It might be interesting to pinpoint precisely, where the mathematical formalism of quantum mechanics differs from the formalism of classical probability theory in order to understand what parts have a clear interpretation and where the interpretational difficulty arises. Let's first recall what the basic settings of these two formalisms are:
- Classical probability theory:
- The state space is a measurable space ##(\Lambda,\Sigma)## consisting of a set ##\Lambda##, a sigma-algebra ##\Sigma \subseteq \mathcal P(\Lambda)## of subsets of ##\Lambda##, equipped with a probability measure ##P:\Sigma\rightarrow\mathbb R## with ##P(\Lambda)=1##.
- Observables are given by random variables ##O:\Lambda\rightarrow\mathbb R##.
- The probability to find the value of ##O## to lie in the Borel set ##B## is given by ##P_O(B) = \int_{O^{-1}(B)} \mathrm d P##.
- The expectation value of ##O## is given by ##\left<O\right> = \int_\Lambda O\, \mathrm d P##.
- Quantum theory
- The state space is a complex Hilbert space ##\mathcal H## and it is equipped with a quantum state ##\rho##, which is given by a self-adjoint trace-class operator with ##\mathrm{Tr}(\rho)=1##.
- Observables are given by densely defined self-adjoint operators ##O:\mathcal D\rightarrow \mathcal H## (##\mathcal D\subseteq\mathcal H##, ##O^\dagger=O##).
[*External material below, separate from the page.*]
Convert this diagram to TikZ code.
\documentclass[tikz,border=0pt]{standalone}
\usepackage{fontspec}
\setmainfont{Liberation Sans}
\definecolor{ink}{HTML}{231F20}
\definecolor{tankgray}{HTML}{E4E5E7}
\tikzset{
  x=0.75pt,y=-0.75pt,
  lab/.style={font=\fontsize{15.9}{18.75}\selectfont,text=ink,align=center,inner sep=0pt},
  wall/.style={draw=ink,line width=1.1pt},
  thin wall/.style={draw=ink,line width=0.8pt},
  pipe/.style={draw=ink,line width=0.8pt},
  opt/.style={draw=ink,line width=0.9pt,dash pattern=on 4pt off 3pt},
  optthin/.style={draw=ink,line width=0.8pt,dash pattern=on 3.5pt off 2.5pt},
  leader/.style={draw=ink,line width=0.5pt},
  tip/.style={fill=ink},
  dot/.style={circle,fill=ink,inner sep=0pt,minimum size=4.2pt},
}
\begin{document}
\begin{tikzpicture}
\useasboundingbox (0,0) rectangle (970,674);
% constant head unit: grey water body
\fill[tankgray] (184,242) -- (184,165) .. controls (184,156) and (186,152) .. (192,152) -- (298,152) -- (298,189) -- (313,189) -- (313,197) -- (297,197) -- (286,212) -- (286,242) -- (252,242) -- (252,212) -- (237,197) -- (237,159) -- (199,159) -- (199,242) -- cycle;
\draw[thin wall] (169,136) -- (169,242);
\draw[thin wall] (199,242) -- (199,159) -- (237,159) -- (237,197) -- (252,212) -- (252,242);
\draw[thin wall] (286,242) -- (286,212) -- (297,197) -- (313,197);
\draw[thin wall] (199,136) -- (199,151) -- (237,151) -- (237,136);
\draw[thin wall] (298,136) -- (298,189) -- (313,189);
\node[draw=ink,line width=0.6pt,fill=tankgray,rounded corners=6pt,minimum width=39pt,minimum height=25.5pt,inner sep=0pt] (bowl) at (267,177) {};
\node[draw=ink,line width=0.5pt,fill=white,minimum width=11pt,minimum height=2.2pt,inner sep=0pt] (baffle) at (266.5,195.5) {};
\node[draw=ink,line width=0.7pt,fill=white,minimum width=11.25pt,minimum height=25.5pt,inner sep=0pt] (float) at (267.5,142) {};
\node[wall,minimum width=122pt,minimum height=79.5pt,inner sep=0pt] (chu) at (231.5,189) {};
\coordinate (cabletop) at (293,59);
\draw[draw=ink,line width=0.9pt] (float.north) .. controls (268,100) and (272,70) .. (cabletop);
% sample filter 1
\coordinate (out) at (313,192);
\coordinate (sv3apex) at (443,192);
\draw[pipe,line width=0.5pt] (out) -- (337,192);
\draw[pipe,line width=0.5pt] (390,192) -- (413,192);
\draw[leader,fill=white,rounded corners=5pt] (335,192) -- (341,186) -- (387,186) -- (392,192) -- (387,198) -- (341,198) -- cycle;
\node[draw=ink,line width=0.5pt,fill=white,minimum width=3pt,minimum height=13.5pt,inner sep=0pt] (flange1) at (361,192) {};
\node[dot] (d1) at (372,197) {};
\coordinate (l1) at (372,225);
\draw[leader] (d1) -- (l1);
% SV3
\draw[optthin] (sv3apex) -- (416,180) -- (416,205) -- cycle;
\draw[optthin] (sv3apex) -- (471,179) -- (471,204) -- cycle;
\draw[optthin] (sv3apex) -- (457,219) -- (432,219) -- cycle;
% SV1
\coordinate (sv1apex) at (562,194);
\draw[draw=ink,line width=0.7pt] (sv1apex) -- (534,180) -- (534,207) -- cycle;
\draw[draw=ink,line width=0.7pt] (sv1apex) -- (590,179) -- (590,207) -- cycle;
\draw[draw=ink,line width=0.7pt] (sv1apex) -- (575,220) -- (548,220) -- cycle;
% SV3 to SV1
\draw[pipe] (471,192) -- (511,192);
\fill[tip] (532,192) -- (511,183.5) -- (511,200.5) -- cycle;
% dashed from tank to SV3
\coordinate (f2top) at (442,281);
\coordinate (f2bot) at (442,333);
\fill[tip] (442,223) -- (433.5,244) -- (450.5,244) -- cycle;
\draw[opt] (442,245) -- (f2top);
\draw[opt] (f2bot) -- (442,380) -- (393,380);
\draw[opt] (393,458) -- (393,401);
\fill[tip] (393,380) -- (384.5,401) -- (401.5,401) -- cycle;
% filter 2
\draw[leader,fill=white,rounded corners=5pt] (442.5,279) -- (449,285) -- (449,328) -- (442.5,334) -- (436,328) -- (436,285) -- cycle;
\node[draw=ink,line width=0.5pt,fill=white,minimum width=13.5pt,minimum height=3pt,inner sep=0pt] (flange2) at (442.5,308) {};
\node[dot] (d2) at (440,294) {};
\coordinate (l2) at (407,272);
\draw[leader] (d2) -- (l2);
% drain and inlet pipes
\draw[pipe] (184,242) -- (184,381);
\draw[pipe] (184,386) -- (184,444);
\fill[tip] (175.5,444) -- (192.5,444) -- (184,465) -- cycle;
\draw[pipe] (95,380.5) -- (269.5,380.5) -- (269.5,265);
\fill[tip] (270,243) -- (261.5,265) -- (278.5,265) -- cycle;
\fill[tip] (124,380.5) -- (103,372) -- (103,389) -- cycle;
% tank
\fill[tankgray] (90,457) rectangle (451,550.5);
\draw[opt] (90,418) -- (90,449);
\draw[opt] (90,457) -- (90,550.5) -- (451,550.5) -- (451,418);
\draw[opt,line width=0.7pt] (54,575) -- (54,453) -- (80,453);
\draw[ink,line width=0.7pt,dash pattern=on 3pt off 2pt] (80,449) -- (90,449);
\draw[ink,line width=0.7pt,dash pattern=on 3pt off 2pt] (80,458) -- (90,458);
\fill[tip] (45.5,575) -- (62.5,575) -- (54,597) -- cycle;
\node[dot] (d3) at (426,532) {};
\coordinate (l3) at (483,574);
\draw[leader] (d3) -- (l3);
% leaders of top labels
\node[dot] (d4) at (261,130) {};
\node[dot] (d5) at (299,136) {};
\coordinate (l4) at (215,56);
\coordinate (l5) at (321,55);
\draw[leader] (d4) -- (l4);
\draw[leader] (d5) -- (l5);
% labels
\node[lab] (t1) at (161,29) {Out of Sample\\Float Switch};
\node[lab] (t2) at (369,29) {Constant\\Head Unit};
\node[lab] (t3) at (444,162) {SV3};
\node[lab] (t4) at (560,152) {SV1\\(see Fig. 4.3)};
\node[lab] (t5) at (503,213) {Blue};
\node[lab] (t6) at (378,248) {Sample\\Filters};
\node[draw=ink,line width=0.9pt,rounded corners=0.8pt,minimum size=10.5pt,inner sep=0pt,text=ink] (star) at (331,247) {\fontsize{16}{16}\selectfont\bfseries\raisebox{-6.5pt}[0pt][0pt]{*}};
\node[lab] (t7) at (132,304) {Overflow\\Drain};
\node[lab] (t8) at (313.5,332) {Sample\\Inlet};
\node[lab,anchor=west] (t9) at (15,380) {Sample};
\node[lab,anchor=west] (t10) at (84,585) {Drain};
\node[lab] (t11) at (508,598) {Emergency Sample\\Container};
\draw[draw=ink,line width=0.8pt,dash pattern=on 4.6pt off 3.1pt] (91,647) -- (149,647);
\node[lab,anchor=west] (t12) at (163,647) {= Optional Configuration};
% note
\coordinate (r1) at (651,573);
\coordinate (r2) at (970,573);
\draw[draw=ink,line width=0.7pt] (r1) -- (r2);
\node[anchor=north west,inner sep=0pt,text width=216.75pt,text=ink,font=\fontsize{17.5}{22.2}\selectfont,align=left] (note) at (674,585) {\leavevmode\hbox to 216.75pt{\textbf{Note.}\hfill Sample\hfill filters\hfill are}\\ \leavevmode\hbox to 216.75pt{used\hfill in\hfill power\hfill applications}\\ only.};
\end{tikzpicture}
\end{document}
They have an associated projection-valued measure ##\pi_O##.
- The probability to find the value of ##O## to lie in the Borel set ##B## is given by ##P_O(B) = \mathrm{Tr}(\rho \pi_O(B))##.
- The expectation value of ##O## is given by ##\left<O\right> = \mathrm{Tr}(\rho O)##.
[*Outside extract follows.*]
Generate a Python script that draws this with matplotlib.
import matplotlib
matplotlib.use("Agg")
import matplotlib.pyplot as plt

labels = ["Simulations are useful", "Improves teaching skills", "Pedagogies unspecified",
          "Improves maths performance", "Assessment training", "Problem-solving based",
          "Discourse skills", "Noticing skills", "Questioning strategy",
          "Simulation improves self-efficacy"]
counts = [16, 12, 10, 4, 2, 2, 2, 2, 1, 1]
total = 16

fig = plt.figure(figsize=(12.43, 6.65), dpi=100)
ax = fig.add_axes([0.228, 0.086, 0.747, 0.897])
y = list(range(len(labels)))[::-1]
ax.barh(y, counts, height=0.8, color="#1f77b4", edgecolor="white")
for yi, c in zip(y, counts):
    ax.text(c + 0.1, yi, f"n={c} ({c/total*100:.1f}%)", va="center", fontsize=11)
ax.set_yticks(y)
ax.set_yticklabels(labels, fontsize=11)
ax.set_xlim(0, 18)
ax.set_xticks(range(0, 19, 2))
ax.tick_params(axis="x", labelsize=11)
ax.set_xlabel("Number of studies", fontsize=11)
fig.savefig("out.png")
At first, these two formalisms look completely different, but we can find a common basis. We will construct a probability space for each (classical or quantum) observable in such a way that the full list of these probability spaces contains the same information as the big (classical or quantum) state space we started with.
- Classical probability theory: Given a random variable ##O##, we construct the probability space ##(\Lambda_O,\Sigma_O,P_O)## by setting ##\Lambda_O = O(\Lambda)##, ##\Sigma_O=\mathcal B(\Lambda_O)## (the Borel sigma algebra) and ##P_O : \Sigma_O\rightarrow\mathbb R##, ##P_O(B) = P(O^{-1}(B))##.
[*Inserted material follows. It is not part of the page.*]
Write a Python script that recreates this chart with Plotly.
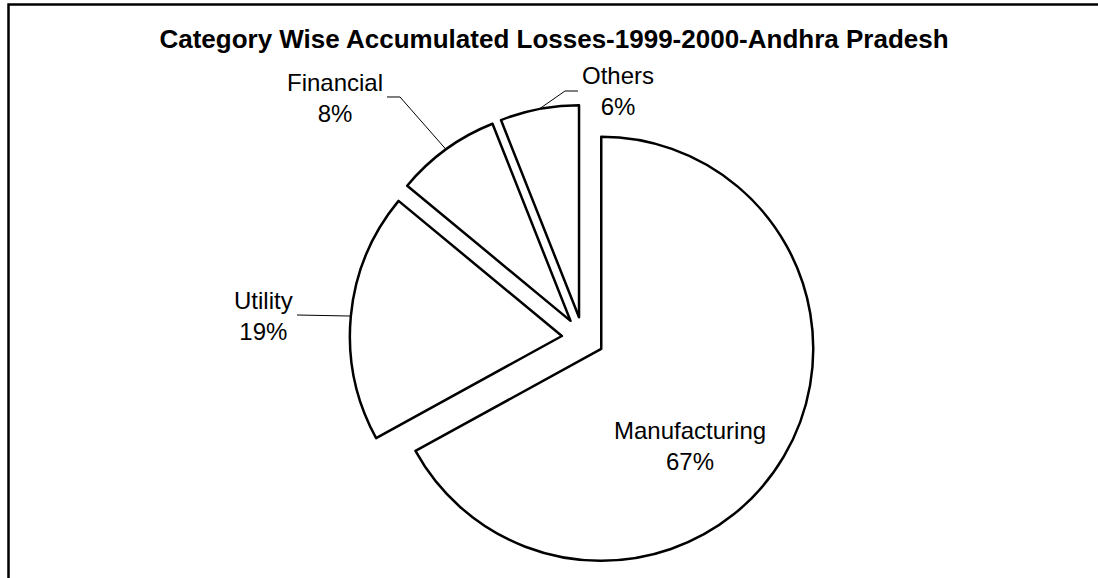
import math
import plotly.graph_objects as go

# Category-wise accumulated losses, Andhra Pradesh 1999-2000 (share, %)
categories = ["Manufacturing", "Utility", "Financial", "Others"]
shares = [67, 19, 8, 6]
pulls = [0.1, 0.1, 0.1, 0.1]

W, H = 1098, 578
CX, CY = 583, 338          # pie centre, px
R = 212                    # pie radius, px
FONT = "Arial, Liberation Sans, sans-serif"


def px(x, y):
    """pixel position -> paper fraction"""
    return x / W, 1 - y / H


side = 2 * R * (1 + max(pulls))
dom_y = [1 - (CY + side / 2) / H, 1 - (CY - side / 2) / H]
dom_x = [(CX - 280) / W, (CX + 280) / W]

fig = go.Figure(
    go.Pie(
        labels=categories,
        values=shares,
        pull=pulls,
        sort=False,
        direction="clockwise",
        rotation=0,
        textinfo="none",
        hoverinfo="label+percent",
        marker=dict(colors=["white"] * len(categories),
                    line=dict(color="black", width=2.5)),
        domain=dict(x=dom_x, y=dom_y),
        showlegend=False,
    )
)

total = sum(shares)


def arc_point(i):
    """point on the outer arc at the mid-angle of slice i (after pulling out)"""
    start = sum(shares[:i]) / total * 360
    mid = math.radians(start + shares[i] / total * 360 / 2)
    off = pulls[i] * R
    sx = CX + off * math.sin(mid)
    sy = CY - off * math.cos(mid)
    return sx + R * math.sin(mid), sy - R * math.cos(mid)


# label centres and leader-line bends (px)
label_pos = {
    "Manufacturing": (690, 446),
    "Utility": (263, 316),
    "Financial": (335, 98),
    "Others": (618, 91),
}
leader_bends = {
    "Utility": [(297, 315)],
    "Financial": [(387, 97), (400, 97)],
    "Others": [(578, 91), (565, 91)],
}

annotations = []
for i, cat in enumerate(categories):
    pct = round(shares[i] / total * 100)
    x, y = px(*label_pos[cat])
    annotations.append(dict(
        x=x, y=y, xref="paper", yref="paper",
        text=f"{cat}<br>{pct}%", showarrow=False,
        xanchor="center", yanchor="middle", align="center",
        font=dict(family=FONT, size=24, color="black"),
    ))

shapes = []
for i, cat in enumerate(categories):
    if cat not in leader_bends:
        continue
    pts = leader_bends[cat] + [arc_point(i)]
    path = "M " + " L ".join("{:.5f},{:.5f}".format(*px(*p)) for p in pts)
    shapes.append(dict(type="path", path=path, xref="paper", yref="paper",
                       line=dict(color="black", width=1)))

# frame along the left and top edges
frame = [(8.5, 580), (8.5, 4.5), (1100, 4.5)]
shapes.append(dict(
    type="path", xref="paper", yref="paper",
    path="M " + " L ".join("{:.5f},{:.5f}".format(*px(*p)) for p in frame),
    line=dict(color="black", width=2.5),
))

tx, ty = px(554, 38.5)
fig.update_layout(
    width=W, height=H,
    margin=dict(l=0, r=0, t=0, b=0),
    paper_bgcolor="white", plot_bgcolor="white",
    title=dict(text="<b>Category Wise Accumulated Losses-1999-2000-Andhra Pradesh</b>",
               x=tx, y=ty, xref="paper", yref="paper",
               xanchor="center", yanchor="middle",
               font=dict(family=FONT, size=26, color="black")),
    annotations=annotations,
    shapes=shapes,
)

fig.write_html("out.html")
- Quantum theory: Given a self-adjoint operator ##O##, we construct the probability space ##(\Lambda_O,\Sigma_O,P_O)## by setting ##\Lambda_O = \mathrm{spec}(O)##, ##\Sigma_O = \mathcal B(\Lambda_O)## and ##P_O : \Sigma_O\rightarrow\mathbb R##, ##P_O(B) = \mathrm{Tr}(\rho \pi_O(B))##.
- The observables ##O## are represented by the identity function ##\mathrm{id}_{\Lambda_O}## on ##\Lambda_O##.
In both cases, we find:
- The probability to find the value of ##O## to lie in the Borel set ##B## is given by ##P_O(B)##.
- The expectation value of ##O## is given by ##\left<O\right> = \int_{\Lambda_O} \mathrm{id}_{\Lambda_O}\,\mathrm d P_O##.
So actually, both formalisms can be reduced to a common framework, namely the list ##(\Lambda_O,\Sigma_O,P_O)_O## of probability spaces associated to each observable ##O##. In fact, this list contains all information that can be computed in each formalism, so it is exactly as good to have this list of probability spaces as having the traditional information as written in the beginning. In the quantum case for instance, this list of probability spaces already contains all that can be known about superpositions.
Now, since the probability spaces ##(\Lambda_O,\Sigma_O,P_O)## are just classical probability spaces, we can also interpret them exactly this way. The computed probabilities are just relative frequencies. So what is the difference between the quantum formalism and classical probability theory? The difference is precisely that the probability spaces ##(\Lambda_O,\Sigma_O,P_O)## that arise from the classical formalism can be combined back into a huge probability space ##(\Lambda,\Sigma,P)##, while this is not possible for the probability spaces that arise from the quantum formalism. This is exactly the only difference between these formalisms and all interpretational questions of quantum mechanics (that go beyond those of classical probability theory) are just instances of the single question: "How should we interpret the fact that the probability spaces ##(\Lambda_O,\Sigma_O,P_O)## can't be combined into one big probability space?" This is the only question that we don't currently have a definite answer to.